Trouble. What’s important. What’s different. For me, that’s how story begins. Great post, Margaret, thanks.
I struggle with opening lines all the time like so many writers. I often hear that you MUST open with a killer one liner, this advice from editors and agents. At the moment I’m reading “In Sunlight or in Shadow, stories inspired by the paintings of Edward Hopper,” edited by Lawrence Block. Seventeen great stories by well-known, successful writers. Not all of the stories have the quality of the opening one liners you describe, Margaret. Provocative openings, yes, but you have to read a couple of sentences in to get there. And some writers take several paragraphs to get there. One story opened ‘They call me Reverend Sanborn.” Not exactly thrilling, right?
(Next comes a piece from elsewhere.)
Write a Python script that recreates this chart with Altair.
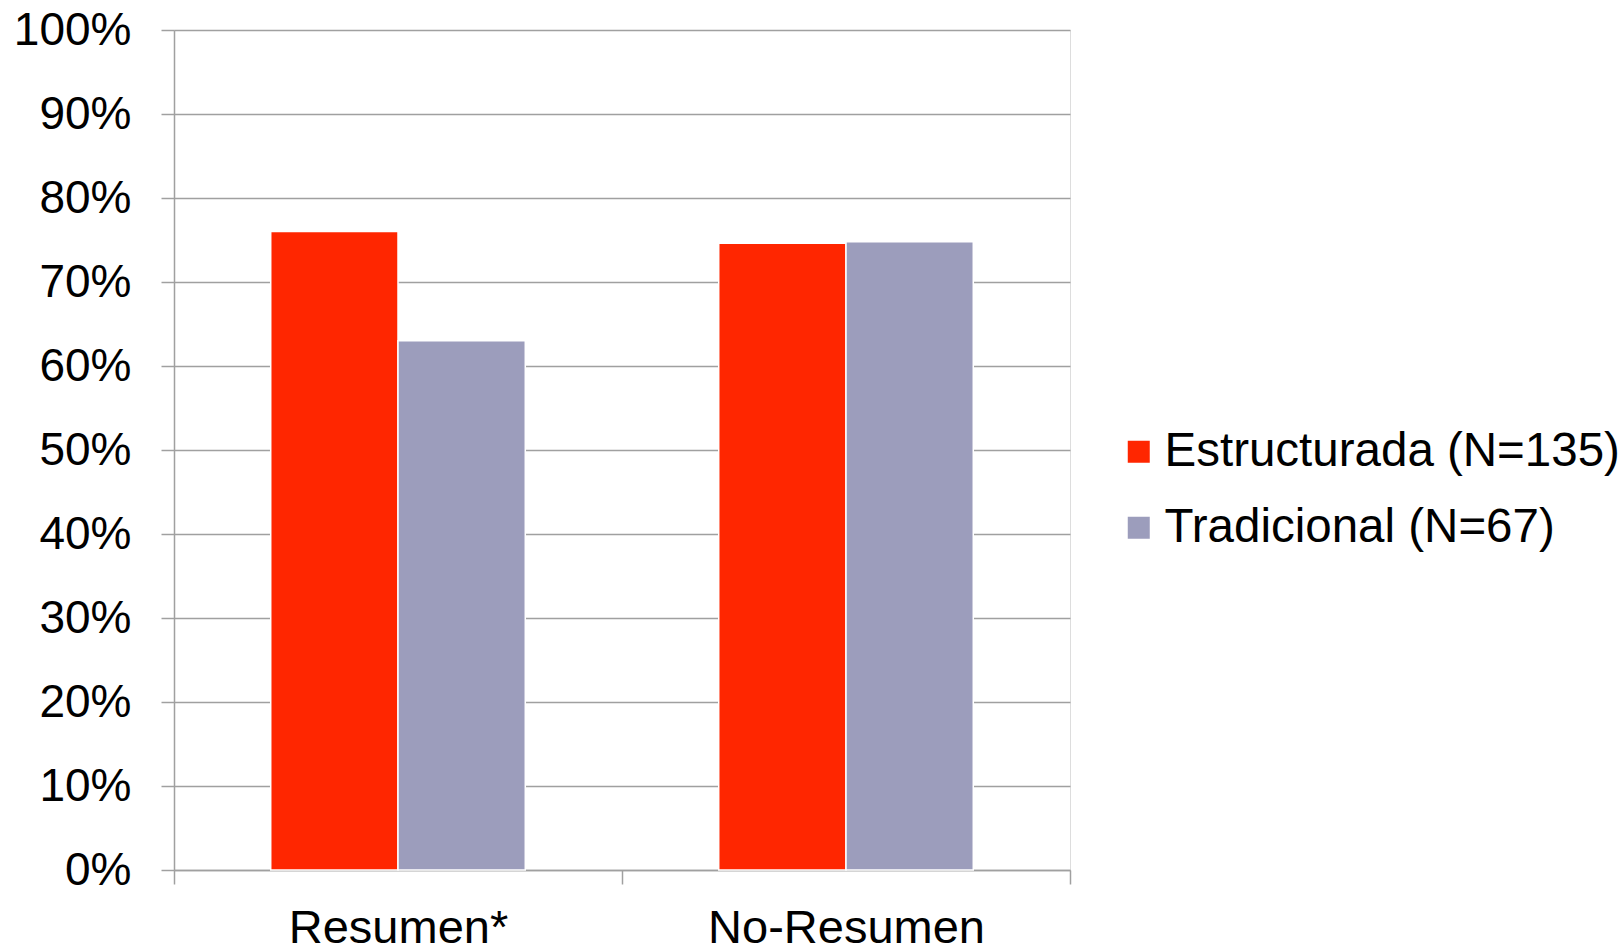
import altair as alt
import pandas as pd

categories = ["Resumen*", "No-Resumen"]
series = ["Estructurada (N=135)", "Tradicional (N=67)"]
estructurada = [0.76, 0.746]
tradicional = [0.63, 0.748]
colors = ["#ff2600", "#9c9dbc"]

rows = []
for i, c in enumerate(categories):
    rows.append({"cat": c, "serie": series[0], "val": estructurada[i]})
    rows.append({"cat": c, "serie": series[1], "val": tradicional[i]})
df = pd.DataFrame(rows)

FONT = "Liberation Sans"

chart = alt.Chart(df).mark_bar(stroke="white", strokeWidth=1.5).encode(
    x=alt.X("cat:N", sort=categories, title=None,
            scale=alt.Scale(paddingInner=0, paddingOuter=0),
            axis=alt.Axis(labelAngle=0, labelFontSize=47, labelFont=FONT, labelColor="black",
                          labelLimit=0,
                          tickBand="extent", tickSize=14, tickColor="#a0a0a0", tickWidth=1.5,
                          domainColor="#a0a0a0", domainWidth=1.5, labelPadding=21, grid=False)),
    xOffset=alt.XOffset("serie:N", sort=series,
                        scale=alt.Scale(paddingInner=0, paddingOuter=0.76)),
    y=alt.Y("val:Q", title=None,
            scale=alt.Scale(domain=[0, 1], nice=False),
            axis=alt.Axis(format=".0%", values=[i / 10 for i in range(11)],
                          labelFontSize=46, labelFont=FONT, labelColor="black",
                          labelPadding=30, tickSize=13, tickColor="#a0a0a0", tickWidth=1.5,
                          domainColor="#a0a0a0", domainWidth=1.5,
                          grid=True, gridColor="#a0a0a0", gridWidth=1.5)),
    color=alt.Color("serie:N", sort=series, title=None,
                    scale=alt.Scale(domain=series, range=colors),
                    legend=alt.Legend(orient="none", legendX=941, legendY=398,
                                      symbolType="square", symbolSize=484, symbolStrokeWidth=0,
                                      labelFontSize=47.5, labelFont=FONT, labelColor="black",
                                      labelOffset=2, rowPadding=27, labelLimit=0)),
).properties(
    width=896, height=840,
    autosize=alt.AutoSizeParams(type="none"),
    padding={"left": 174, "top": 30, "right": 554, "bottom": 80},
).configure_view(stroke=None).configure(background="white")

chart.save("out.html", embed_options={"renderer": "svg", "actions": False})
The next 14 lines give a history of Sanborn’s birth, college, jobs, and family members well before the reader gets to the ‘trouble’ Don Maass refers to. Another story opens “Margaret heard the train rumble by as Walter looked at the papers on the desk.” Pretty dull to me.
Here’s one story opening from the book that fits your advice: “Could she change his mind?”
But it was the following lines that really got me: “Four steps to the open window, lean out and call, “Don’t.”
I love all your beginning sentences. But one thing struck me, you are using first person POV. Wondering if that helps the “jump” into the story. With 3rd POV, I’ve struggled with various beginnings and I am still not sure I’ve got it right. Thanks for your post.
I gave up on Six Four after about 200 pages, as it never seemed to be getting anywhere.
Even the opening line of this post offers readers insight about you.
I wrestled with the first sentence of my MG MS for years. Yes, years. It wasn’t until I typed The End that I figured out how to begin my story.
Thanks for writing this fantastic post. Wishing you the best.